REPUBLIKA.CO.ID, JAKARTA -- Tingkat buta huruf Alquran di Indonesia terbilang tinggi. Hasil riset dari Institut Ilmu Alquran (IIQ) akhir pekan lalu mencatat sekitar 65 persen masyarakat Indonesia buta huruf Alquran.
Dewan Dawah Islamiyah Indonesia (DDI) menilai, permasalahan tersebut harus menjadi perhatian bagi semua kalangan. "Sungguh sangat mengejutkan dan perlu dibahas dalam penyusunan program Dewan Dawah di tingkat Kabupaten/Kota bahkan Kecamatan," ujar Ketua DDI, Mohammad Siddik kepada Republika.co.id, Jakarta, Rabu (17/1).
Menurutnya, program tersebut harus melibatkan ratusan dai Dewan Dakwah di Indonesia.
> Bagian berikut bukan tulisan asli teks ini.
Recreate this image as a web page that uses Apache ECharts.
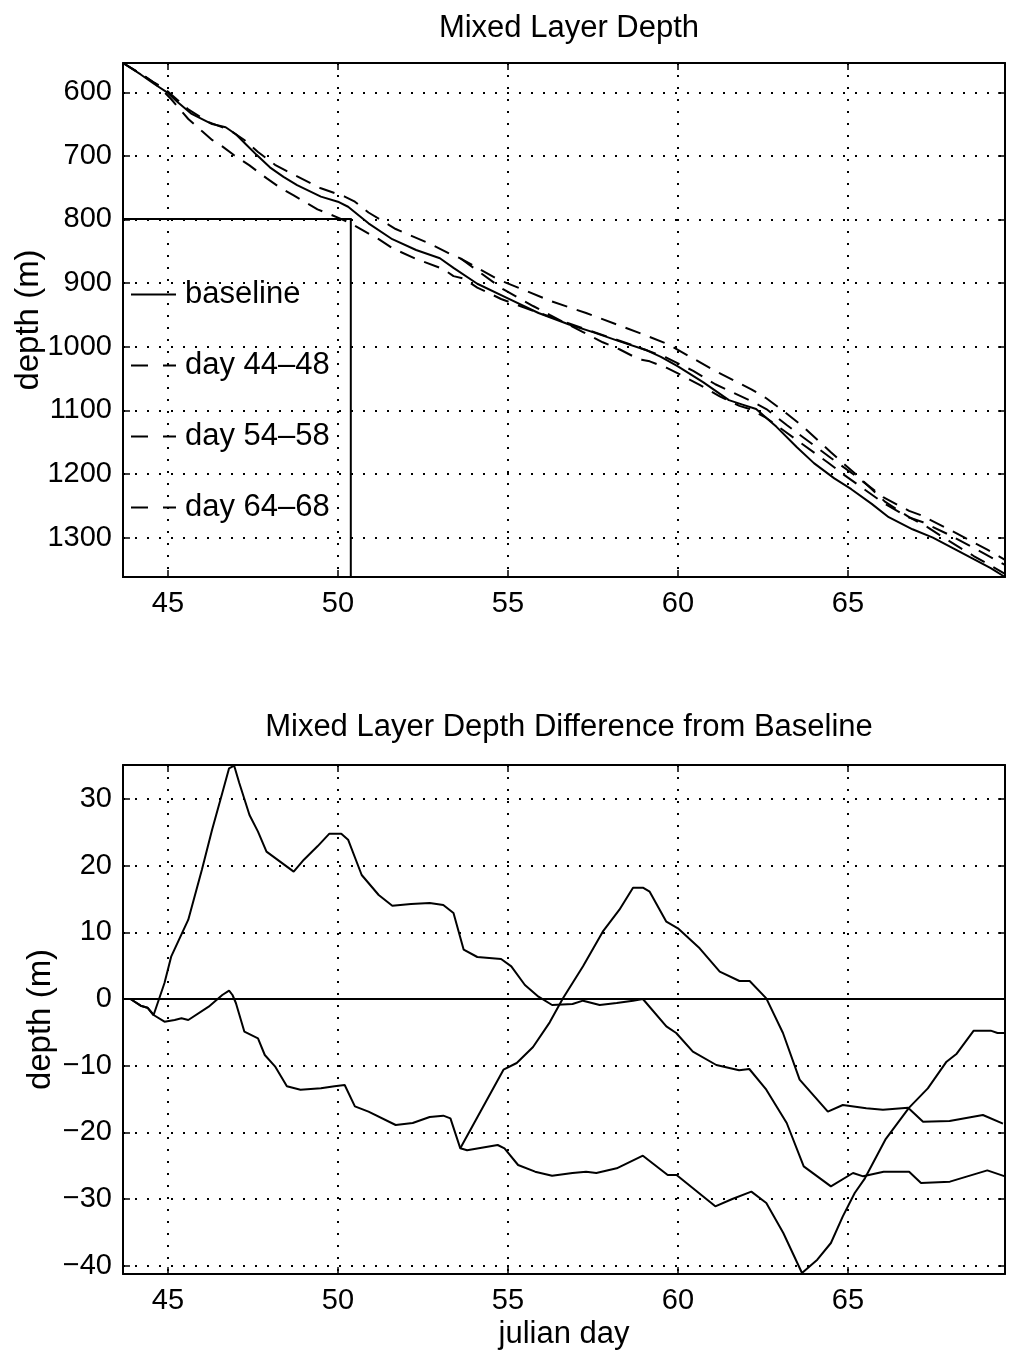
<!DOCTYPE html>
<html><head><meta charset="utf-8">
<script src="https://cdn.jsdelivr.net/npm/echarts@6/dist/echarts.min.js"></script>
<style>html,body{margin:0;padding:0;background:#fff}#c{width:1013px;height:1353px}</style>
</head><body><div id="c"></div>
<script>
// ---------- tick labels ----------
const xTicks = [45, 50, 55, 60, 65];
const depthTicks = [600, 700, 800, 900, 1000, 1100, 1200, 1300];
const diffTicks = [-40, -30, -20, -10, 0, 10, 20, 30];

// ---------- top panel: mixed layer depth (m) ----------
const baseDays = [43.68,44.2,44.6,45.0,45.3,45.7,46.3,46.7,47.0,47.3,47.6,48.0,48.4,48.8,49.5,50.0,50.3,50.9,51.6,52.3,53.0,53.4,54.1,55.0,55.9,56.8,57.5,58.2,59.1,59.5,60.0,60.75,61.5,61.9,62.3,62.9,63.5,64.0,64.6,65.1,65.7,66.2,66.9,67.5,68.1,68.7,69.2,69.62];
const baseDepth = [554,572,587,601,616,634,650,655,666,682,698,718,733,746,764,772,780,806,831,848,861,876,901,924,947,965,977,990,1006,1016,1031,1056,1084,1091,1098,1126,1158,1183,1207,1224,1247,1268,1287,1300,1317,1334,1348,1362];

const d4448Days = [43.68,44.2,44.6,44.9,45.1,45.6,46.0,46.3,46.6,46.95,47.4,47.9,48.3,48.7,49.4,50.0,50.3,50.7,51.2,51.6,52.3,53.1,53.4,53.7,54.1,54.8,55.5,56.3,57.2,58.2,59.0,59.66,60.45,61.1,62.1,62.6,63.2,63.7,64.5,65.15,66.05,66.8,67.15,68.0,69.1,69.62];
const d4448Depth = [554,571,585,600,611,642,661,675,685,699,715,735,750,762,784,797,804,816,831,845,862,878,889,893,907,925,939,954,971,989,1004,1017,1038,1059,1084,1098,1123,1143,1175,1200,1237,1258,1265,1288,1319,1335];

const d5458Days = [53.6,54.87,55.74,56.23,56.62,57.21,57.79,58.28,58.68,58.97,59.17,59.66,60.0,60.64,61.23,61.81,62.11,62.6,63.09,63.58,64.41,64.85,66.03,66.77,67.21,67.99,68.97,69.62];
const d5458Depth = [861,910,936,950,961,977,993,1004,1015,1021,1023,1033,1042,1060,1078,1093,1098,1112,1131,1150,1182,1200,1245,1268,1276,1296,1324,1343];

const d6468Days = [43.68,44.2,44.6,44.9,45.6,46.2,46.8,47.25,47.65,48.15,48.5,49.5,50.2,50.5,50.9,51.7,52.7,53.3,53.6,54.7,55.3,56.3,57.3,58.2,59.0,59.7,61.1,62.16,62.6,63.1,63.65,64.5,65.2,66.1,66.8,67.35,67.9,68.7,69.62];
const d6468Depth = [554,571,585,594,627,647,659,675,694,714,724,751,764,772,789,815,838,854,861,894,907,929,947,965,981,996,1038,1067,1081,1101,1124,1166,1199,1244,1268,1284,1303,1329,1357];

// ---------- bottom panel: difference from baseline (m) ----------
const zeroDays = [43.68, 69.62];
const zeroDiff = [0, 0];

const diffADays = [43.68,43.9,44.2,44.4,44.58,44.9,45.1,45.6,46.0,46.3,46.6,46.8,46.95,47.1,47.4,47.65,47.9,48.3,48.7,49.0,49.4,49.75,50.1,50.3,50.7,51.2,51.6,52.15,52.7,53.1,53.4,53.7,54.1,54.8,55.1,55.5,55.9,56.3,56.9,57.21,57.7,58.2,58.68,58.97,59.66,59.95,60.44,61.13,61.8,62.1,62.6,63.2,63.7,64.5,65.15,65.45,66.05,66.8,67.15,68.0,69.1,69.62];
const diffA = [0,0,-1.0,-1.3,-2.4,2.4,6.4,11.9,19.4,25.4,30.9,34.6,35.0,32.4,27.6,25.1,22.1,20.6,19.1,20.9,22.9,24.8,24.8,23.9,18.6,15.6,14.0,14.25,14.4,14.1,12.9,7.4,6.3,6.0,4.9,2.1,0.35,-0.9,-0.75,-0.25,-0.9,-0.6,-0.25,0,-4.1,-5.1,-7.9,-9.9,-10.7,-10.5,-13.6,-18.6,-25.1,-28.1,-26.1,-26.6,-25.9,-25.9,-27.6,-27.4,-25.7,-26.6];

const diffBDays = [53.6,54.87,55.26,55.74,56.23,56.62,57.21,57.79,58.28,58.68,58.97,59.17,59.66,60.0,60.64,61.23,61.81,62.11,62.6,63.09,63.58,64.41,64.85,65.54,66.03,66.77,67.21,67.99,68.97,69.56];
const diffB = [-22.4,-10.6,-9.6,-7.2,-3.5,0.1,4.9,10.1,13.4,16.7,16.7,16.1,11.6,10.6,7.6,4.1,2.7,2.7,0.1,-5.1,-12.1,-16.9,-15.9,-16.4,-16.6,-16.3,-18.4,-18.3,-17.4,-18.7];

const diffCDays = [43.68,43.9,44.2,44.4,44.58,44.9,45.2,45.4,45.6,46.2,46.6,46.8,46.9,47.0,47.25,47.65,47.85,48.15,48.5,48.9,49.5,49.9,50.2,50.5,50.9,51.7,52.2,52.7,53.1,53.31,53.6,53.8,54.7,54.9,55.3,55.8,56.3,56.9,57.3,57.6,58.2,58.97,59.7,59.96,61.1,61.6,62.16,62.6,63.1,63.65,64.1,64.5,64.85,65.2,65.5,66.1,66.8,67.35,67.9,68.2,68.7,69.2,69.4,69.62];
const diffC = [0,0,-1.0,-1.3,-2.4,-3.4,-3.15,-2.9,-3.15,-1.15,0.6,1.25,0.6,-0.6,-4.9,-5.9,-8.4,-10.1,-13.1,-13.6,-13.4,-13.1,-12.9,-16.1,-16.9,-18.9,-18.6,-17.7,-17.5,-17.9,-22.4,-22.7,-21.9,-22.4,-24.9,-25.9,-26.5,-26.1,-25.9,-26.1,-25.4,-23.5,-26.4,-26.4,-31.1,-30.0,-28.9,-30.6,-35.1,-41.1,-39.1,-36.6,-32.6,-29.1,-26.9,-21.1,-16.3,-13.4,-9.4,-8.2,-4.75,-4.75,-5.1,-5.1];

const pairs = (xs, ys) => xs.map((x, i) => [x, ys[i]]);

const FONT = '"Liberation Sans", Arial, Helvetica, sans-serif';
const BLACK = '#000';
const X_MIN = 43.68, X_MAX = 69.62;

function xAxisCfg(gi, pos, withLabels, name) {
  return {
    type: 'value', gridIndex: gi, position: pos, min: X_MIN, max: X_MAX,
    minInterval: 5, maxInterval: 5,
    axisLine: { show: true, onZero: false, lineStyle: { color: BLACK, width: 2 } },
    axisTick: { show: true, inside: true, length: 7, lineStyle: { color: BLACK, width: 1.5 } },
    axisLabel: { show: withLabels, margin: 12, color: BLACK, fontSize: 29, fontFamily: FONT,
      showMinLabel: false, showMaxLabel: false,
      formatter: v => xTicks.includes(Math.round(v * 1000) / 1000) ? String(Math.round(v)) : '' },
    splitLine: { show: pos === 'bottom', lineStyle: { color: BLACK, width: 2, type: [2, 10] } },
    name: name || '', nameLocation: 'middle', nameGap: 45, nameMoveOverlap: false,
    nameTextStyle: { color: BLACK, fontSize: 31, fontFamily: FONT }
  };
}
function yAxisCfg(gi, pos, withLabels, min, max, step, ticks, inverse, gap) {
  return {
    type: 'value', gridIndex: gi, position: pos, min: min, max: max, inverse: inverse,
    minInterval: step, maxInterval: step,
    axisLine: { show: true, onZero: false, lineStyle: { color: BLACK, width: 2 } },
    axisTick: { show: true, inside: true, length: 7, lineStyle: { color: BLACK, width: 1.5 } },
    axisLabel: { show: withLabels, margin: 11, color: BLACK, fontSize: 29, fontFamily: FONT,
      showMinLabel: false, showMaxLabel: false,
      formatter: v => ticks.includes(Math.round(v)) && Math.abs(v - Math.round(v)) < 1e-6 ? String(Math.round(v)).replace('-', '\u2212') : '' },
    splitLine: { show: pos === 'left', lineStyle: { color: BLACK, width: 2, type: [2, 10] } },
    name: pos === 'left' ? 'depth (m)' : '', nameLocation: 'middle', nameRotate: 90,
    nameGap: gap || 70, nameMoveOverlap: false,
    nameTextStyle: { color: BLACK, fontSize: 33, fontFamily: FONT }
  };
}

function line(name, xi, yi, data, dashed) {
  return {
    type: 'line', name: name, xAxisIndex: xi, yAxisIndex: yi, data: data,
    symbol: 'none', showSymbol: false, smooth: false, silent: true,
    lineStyle: { color: BLACK, width: 2, type: dashed ? [16, 10] : 'solid' },
    itemStyle: { color: BLACK }, z: 3
  };
}

const legendDash = { type: [17, 15], width: 2, color: BLACK };

const chart = echarts.init(document.getElementById('c'), null, { renderer: 'canvas' });
chart.setOption({
  animation: false,
  backgroundColor: '#fff',
  title: [
    { text: 'Mixed Layer Depth', left: 564, top: 8, textAlign: 'center',
      textStyle: { fontSize: 31, fontWeight: 'normal', color: BLACK, fontFamily: FONT } },
    { text: 'Mixed Layer Depth Difference from Baseline', left: 564, top: 707, textAlign: 'center',
      textStyle: { fontSize: 31, fontWeight: 'normal', color: BLACK, fontFamily: FONT } }
  ],
  grid: [
    { left: 123, top: 63, width: 882, height: 514, containLabel: false, outerBoundsMode: 'none' },
    { left: 123, top: 765, width: 882, height: 509, containLabel: false, outerBoundsMode: 'none' }
  ],
  xAxis: [
    xAxisCfg(0, 'bottom', true),
    xAxisCfg(0, 'top', false),
    xAxisCfg(1, 'bottom', true, 'julian day'),
    xAxisCfg(1, 'top', false)
  ],
  yAxis: [
    yAxisCfg(0, 'left', true, 554, 1362, 100, depthTicks, true, 78),
    yAxisCfg(0, 'right', false, 554, 1362, 100, depthTicks, true),
    yAxisCfg(1, 'left', true, -41.25, 35.1, 10, diffTicks, false, 66),
    yAxisCfg(1, 'right', false, -41.25, 35.1, 10, diffTicks, false)
  ],
  legend: {
    show: true, orient: 'vertical', left: 123, top: 219,
    data: [
      { name: 'baseline', lineStyle: { type: 'solid', width: 2, color: BLACK } },
      { name: 'day 44\u201348', lineStyle: legendDash },
      { name: 'day 54\u201358', lineStyle: legendDash },
      { name: 'day 64\u201368', lineStyle: legendDash }
    ],
    itemWidth: 45, itemHeight: 2, itemGap: 40,
    padding: [60, 21, 54, 7],
    itemStyle: { opacity: 0, color: 'rgba(0,0,0,0)', borderWidth: 0 },
    borderColor: BLACK, borderWidth: 2, borderRadius: 0, backgroundColor: 'transparent',
    selectedMode: false,
    textStyle: { color: BLACK, fontSize: 31, fontFamily: FONT, lineHeight: 31, padding: [0, 0, 0, 4] }
  },
  series: [
    line('baseline', 0, 0, pairs(baseDays, baseDepth), false),
    line('day 44\u201348', 0, 0, pairs(d4448Days, d4448Depth), true),
    line('day 54\u201358', 0, 0, pairs(d5458Days, d5458Depth), true),
    line('day 64\u201368', 0, 0, pairs(d6468Days, d6468Depth), true),
    line('baseline difference', 2, 2, pairs(zeroDays, zeroDiff), false),
    line('difference 44\u201348', 2, 2, pairs(diffADays, diffA), false),
    line('difference 54\u201358', 2, 2, pairs(diffBDays, diffB), false),
    line('difference 64\u201368', 2, 2, pairs(diffCDays, diffC), false)
  ]
});
</script></body></html>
Usaha pengentasan buta huruf Alquran ini perlu diadakan secara massif dengan kerjasama organisasi dakwah serta takmir masjid.
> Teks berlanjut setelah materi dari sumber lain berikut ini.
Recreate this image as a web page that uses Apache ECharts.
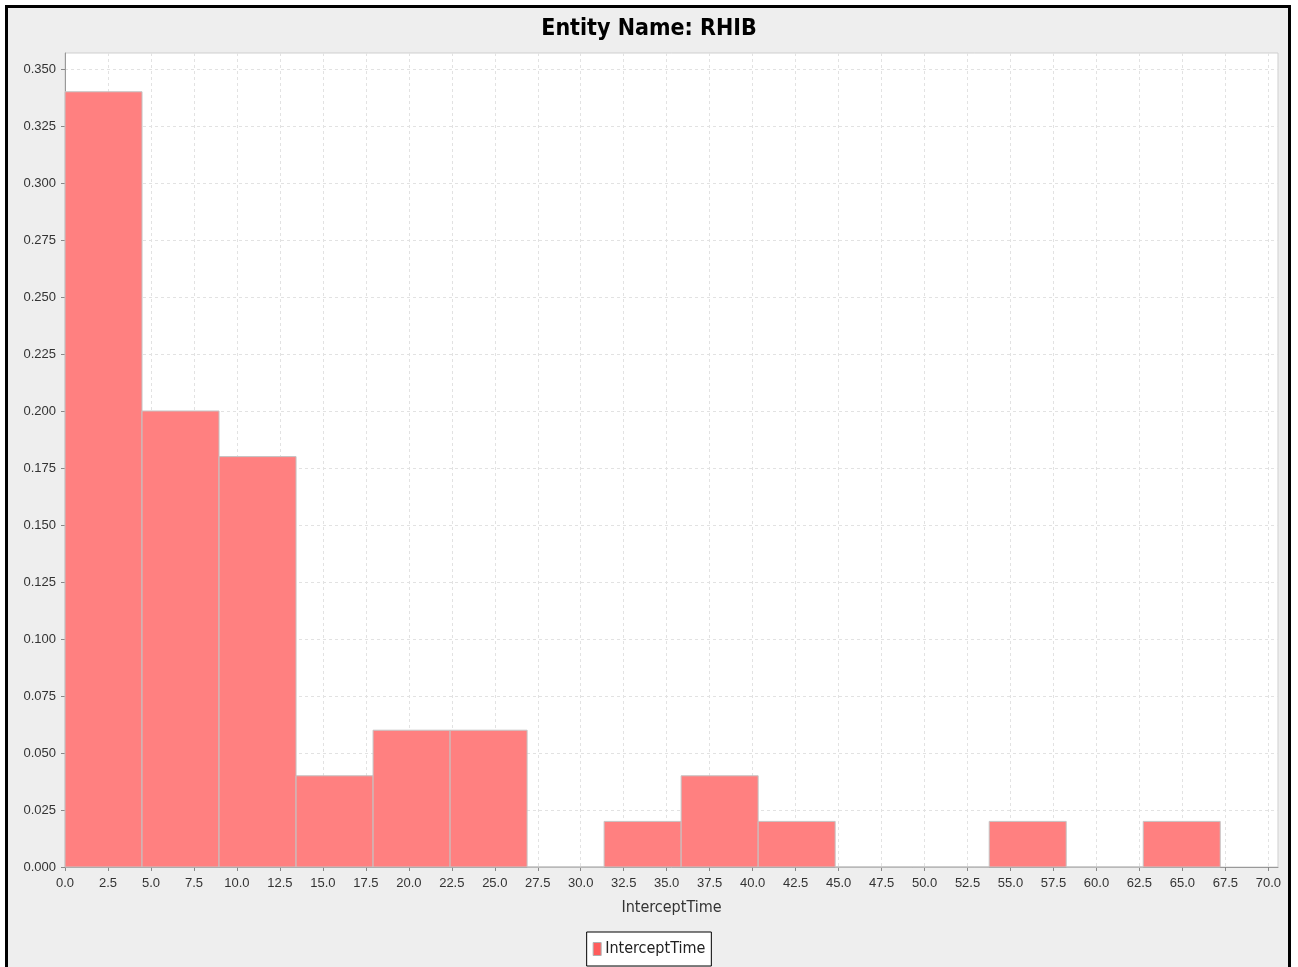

"Kami harap himbauan ini menjadi pertimbangan dalam merevisi program di wilayah kabupaten, kota dan kecamatan," ucapnya.
Direktur Jenderal Bimbingan Masyarakat (Bimas) Islam Kementerian Agama (Kemenag) RI, Machasin, menilai, untuk mengatasi hal itu diperlukan peran aktif masyarakat. Pemerintah, kata dia, hanya sebatas memfasilitasi. Sebab, membaca Alquran tidak seperti ibadah besar semisal haji, yang penyelenggaraannya wajib dan rutin.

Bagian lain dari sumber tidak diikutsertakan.